The Yemeni central bank says the nation’s oil revenues suffered a drop of about $1 billion or 37% in 2014 due to plunging crude prices and attacks on the impoverished country’s pipelines.
The bank said in a statement that the Arab country’s revenues amounted to $1.673 billion last year, compared with $2.662 billion in 2013, Saba state news agency reported on Saturday.
“The main reasons behind the decrease were the drop in Yemen’s production capacity and in oil prices as well as the attacks on the pipeline” linking oil fields in Ma’rib Province with the coastal Hudayda Province,” the statement added.

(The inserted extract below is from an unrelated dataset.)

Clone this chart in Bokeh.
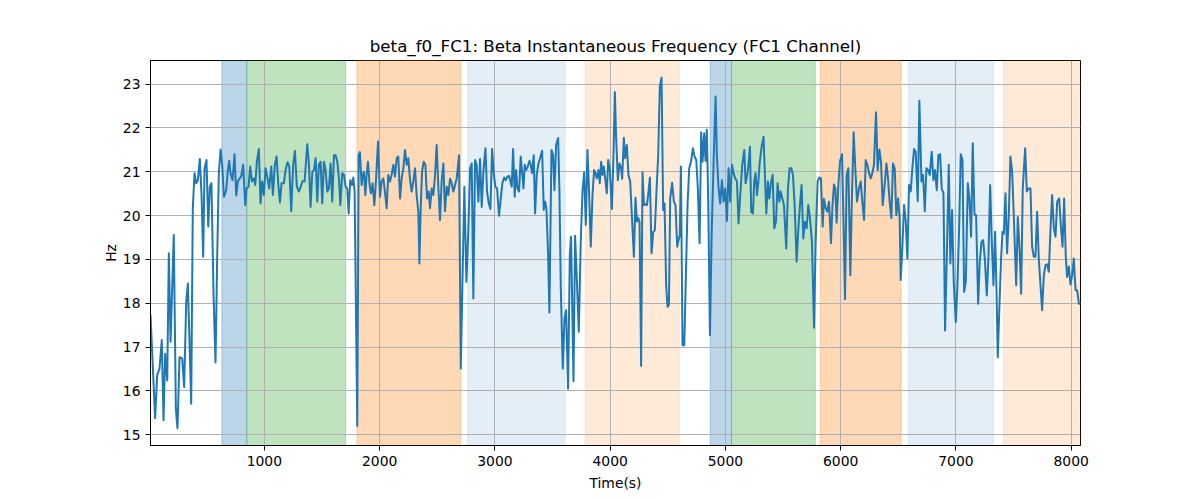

Yemen is a minor oil producer but its income from oil production constitutes some 70% of government revenue and about 90% of its exports.

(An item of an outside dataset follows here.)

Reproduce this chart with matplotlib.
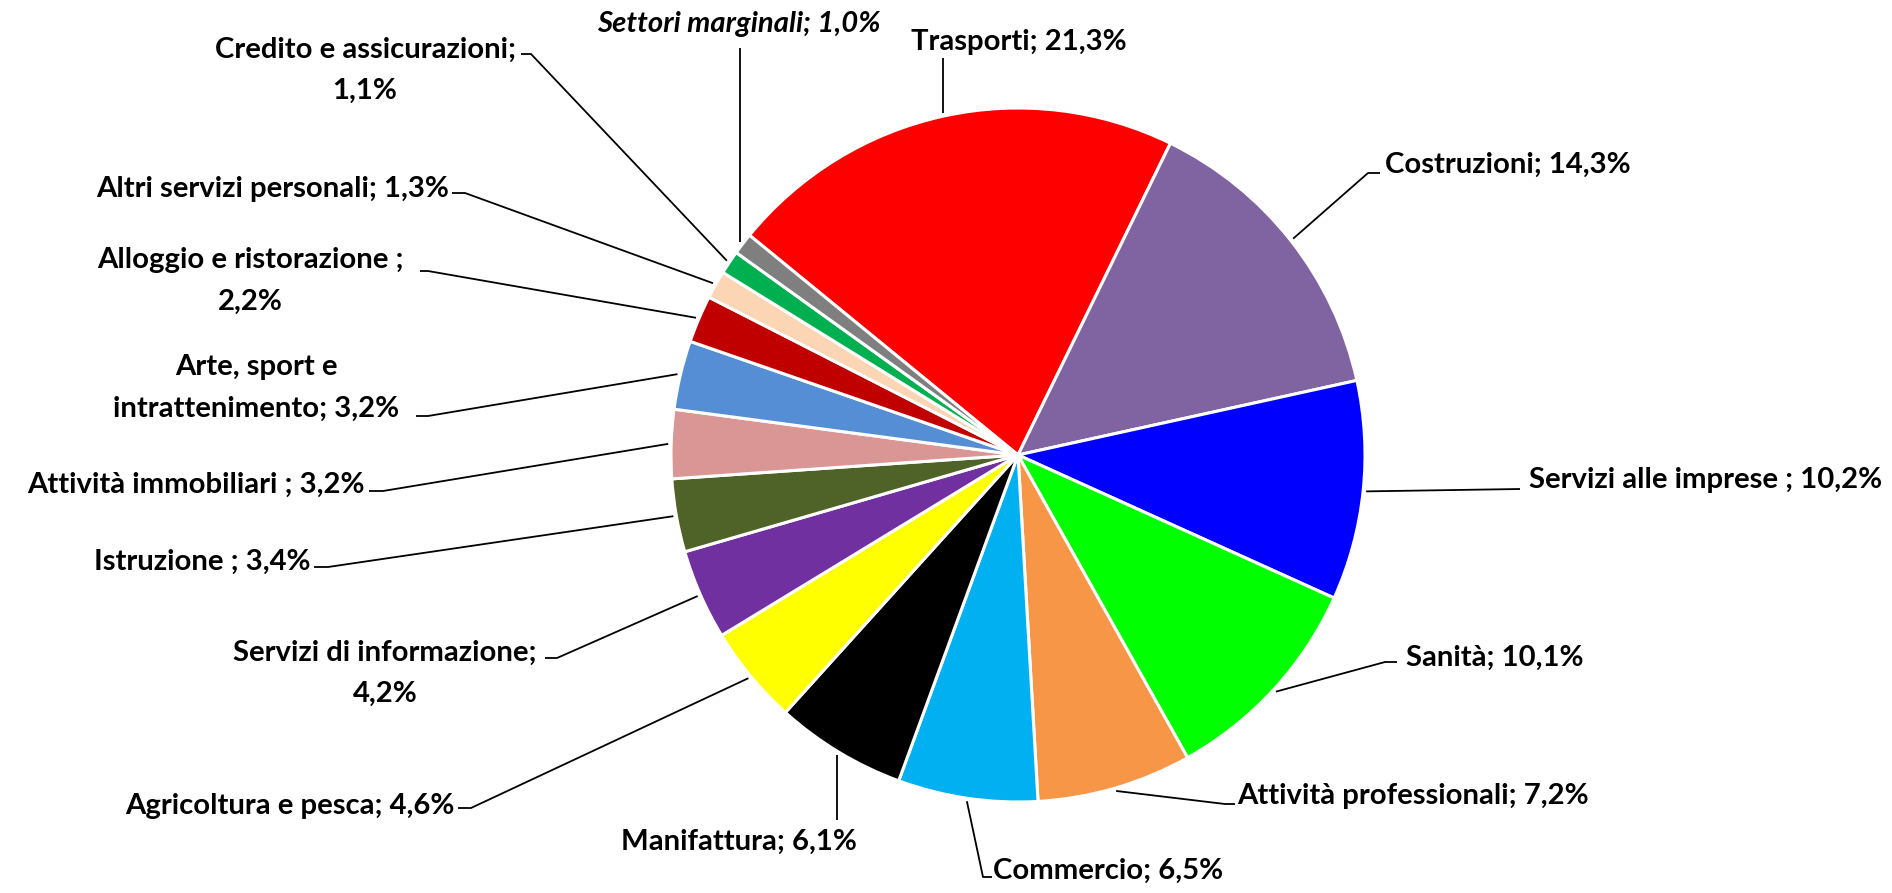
#Composizione per settore - grafico a torta
import numpy as np
import matplotlib.pyplot as plt
from matplotlib import font_manager
from matplotlib.font_manager import FontProperties
from matplotlib.textpath import TextPath

#Dati (in senso orario a partire da Trasporti)
settori = ['Trasporti', 'Costruzioni', 'Servizi alle imprese ', 'Sanità',
           'Attività professionali', 'Commercio', 'Manifattura', 'Agricoltura e pesca',
           'Servizi di informazione', 'Istruzione ', 'Attività immobiliari ',
           'Arte, sport e\nintrattenimento', 'Alloggio e ristorazione ',
           'Altri servizi personali', 'Credito e assicurazioni', 'Settori marginali']
quote = [21.3, 14.3, 10.2, 10.1, 7.2, 6.5, 6.1, 4.6, 4.2, 3.4, 3.2, 3.2, 2.2, 1.3, 1.1, 1.0]
colori = ['#FF0000', '#8064A2', '#0000FF', '#00FF00', '#F79646', '#00B0F0', '#000000',
          '#FFFF00', '#7030A0', '#4F6228', '#D99694', '#558ED5', '#C00000', '#FCD5B5',
          '#00B050', '#7F7F7F']
#etichette con il valore a capo
a_capo = ['Credito e assicurazioni', 'Alloggio e ristorazione ', 'Servizi di informazione']

#Dimensioni in pixel (y dall'alto)
W, H = 1892, 893
cx, cy, r = 1018, 455, 347

#posizione etichetta: x, y, allineamento, punti della linea guida (None = verticale)
layout = [
    (911, 42, 'left', [(None, 58)]),
    (1385, 165, 'left', [(1368, 173), (1380, 173)]),
    (1529, 480, 'left', [(1520, 489)]),
    (1406, 658, 'left', [(1385, 662), (1397, 662)]),
    (1237, 796, 'left', [(1225, 804), (1235, 804)]),
    (993, 871, 'left', [(983, 877), (992, 877)]),
    (857, 842, 'right', [(None, 820)]),
    (455, 806, 'right', [(471, 808), (458, 808)]),
    (385, 673, 'center', [(557, 658), (545, 658)]),
    (310, 562, 'right', [(328, 567), (314, 567)]),
    (365, 485, 'right', [(383, 491), (369, 491)]),
    (256, 388, 'center', [(428, 416), (416, 416)]),
    (250, 281, 'center', [(428, 271), (420, 271)]),
    (449, 189, 'right', [(465, 193), (452, 193)]),
    (365, 70, 'center', [(531, 54), (521, 54)]),
    (739, 24, 'center', [(None, 48)]),
]

#Font: Calibri non disponibile, si sceglie il piu' simile e si adatta la dimensione
nomi = {f.name for f in font_manager.fontManager.ttflist}
famiglia = next(f for f in ['Liberation Sans Narrow', 'Lato', 'DejaVu Sans'] if f in nomi)
fp = FontProperties(family=famiglia, weight='bold')
larghezza = TextPath((0, 0), 'Costruzioni; 14,3%', size=100, prop=fp).get_extents().width / 100
fs = 243 * 72 / (100 * larghezza)

fig = plt.figure(figsize=(W / 100, H / 100), dpi=100)
ax = fig.add_axes([0, 0, 1, 1])

wedges, _ = ax.pie(quote, colors=colori, startangle=140.7, counterclock=False,
                   center=(cx, H - cy), radius=r,
                   wedgeprops=dict(edgecolor='white', linewidth=2.2))
#la torta reimposta i limiti: si torna alle coordinate in pixel
ax.set_aspect('auto')
ax.set_xlim(0, W)
ax.set_ylim(0, H)
ax.axis('off')

for w, nome, q, (tx, ty, ha, punti) in zip(wedges, settori, quote, layout):
    ang = np.deg2rad((w.theta1 + w.theta2) / 2)
    ex = cx + (r + 3) * np.cos(ang)
    ey = H - cy + (r + 3) * np.sin(ang)
    xs, ys = [ex], [ey]
    for px, py in punti:
        xs.append(ex if px is None else px)
        ys.append(H - py)
    ax.plot(xs, ys, color='black', lw=1.3, solid_capstyle='butt')

    sep = ';\n' if nome in a_capo else '; '
    testo = nome + sep + f'{q:.1f}%'.replace('.', ',')
    stile = 'italic' if nome == 'Settori marginali' else 'normal'
    ax.text(tx, H - ty, testo, ha=ha, va='center', multialignment='center',
            family=famiglia, weight='bold', style=stile, fontsize=fs, linespacing=1.72)

fig.savefig('out.png', dpi=100)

Tribesmen have repeatedly sabotaged Yemen’s oil and gas pipelines to put pressure on the central government to meet their demands.
Last November, heavily armed tribesmen blew up a major crude oil pipeline in Yemen’s central province of Marib. The attack hit a section of the pipeline in the Sarwah district of the province, situated approximately 120 kilometers (74 miles) east of the Yemeni capital, Sana’a. The explosion stopped oil flow from the Safir oil fields in Marib Province to the Ras Isa floating export oil terminal on the Red Sea coast.
According to government figures, attacks on infrastructure have cost the impoverished country $4.5 billion between March 2011 and March 2013 alone.
The global oil prices have plunged by nearly 60% since June 2014. Analysts blame oversupply of the black gold as well as the weak global growth for sliding oil prices.